Request.stream.read() with max file size and parsing

cx42net · November 10, 2022, 4:49pm

Hi!

I’m trying to allow uploading a file bigger than the max file size limit defined in Sanic (I know it can be changed but I don’t want to, except to that particular endpoint).

So I’ve followed the suggestions in the doc but faced a few issues:

How can I ensure I read the stream as they come and block when the size limit is reached
How can I ensure that the sender won’t clog the script by starting to send, then waiting forever
How can I process what I just received.

Here’s what I’ve implemented, and I have a few questions about it:

from sanic.request import parse_multipart_form, parse_content_header, DEFAULT_HTTP_CONTENT_TYPE

@app.post('/<id:int>/upload', stream=True)
async def upload(request, id):
    MAX_FILE_SIZE = 14  # In Mb

    if (int(request.headers.getone('content-length', '0')) or 0) > MAX_FILE_SIZE * 1000 * 1000:
        abort('You can upload up to {}Mb.'.format(MAX_FILE_SIZE), 400)

    body = b''
    for i in range(0, MAX_FILE_SIZE * 1000):  # We consider the batches will be at least of 1kb (I don't have any ideas)
        chunk = await request.stream.read()
        if not chunk:
            break
        body += chunk

        if len(body) > MAX_FILE_SIZE * 1000 * 1000:
            abort('You can upload up to {}Mb.'.format(MAX_FILE_SIZE), 400)

    if not body:
        abort("Please send a file.", 400)
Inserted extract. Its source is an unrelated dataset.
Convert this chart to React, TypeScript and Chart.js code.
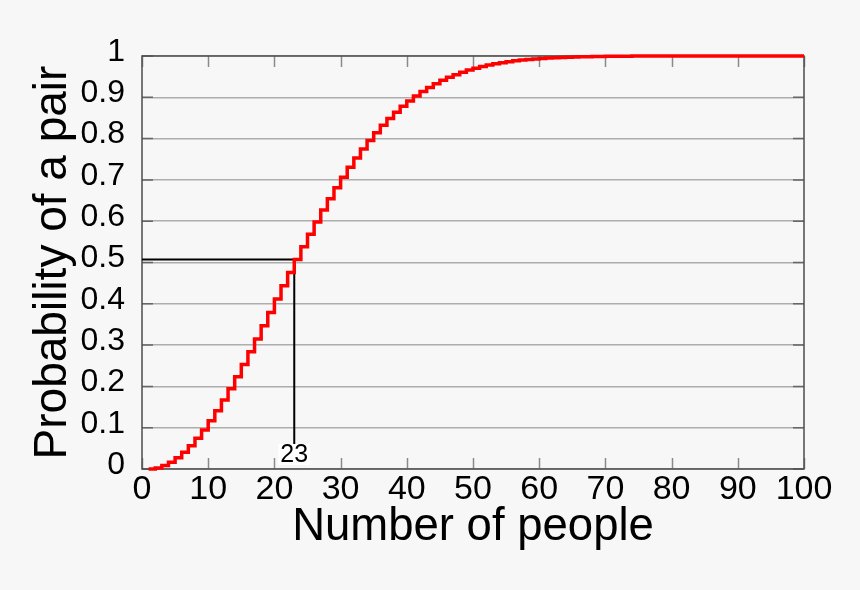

    # I re-use the code done by Sanic here
    content_type = request.headers.getone("content-type", DEFAULT_HTTP_CONTENT_TYPE)
    content_type, parameters = parse_content_header(content_type)
    form, files = parse_multipart_form(body, parameters['boundary'].encode('utf-8'))

    key = None
    try:
        keys = list(files.keys())
        assert len(keys) == 1
        key = keys[0]
    except Exception as e:
        abort('Please upload one file at a time.', 400)

    filename = files.get(key).name
    content_type = files.get(key).type
    file_content = files.get(key).body
    # ... proceed with the data

My questions:

Is it possible for a sender to start sending data then stop. This would put the server in a waiting position and if done a million time could lead to a DoS attack. Is there a mechanism in place to avoid that or do I have to implement it?
Do you see any issues with this implementation? If so, which ones? What can be improved?

Thanks!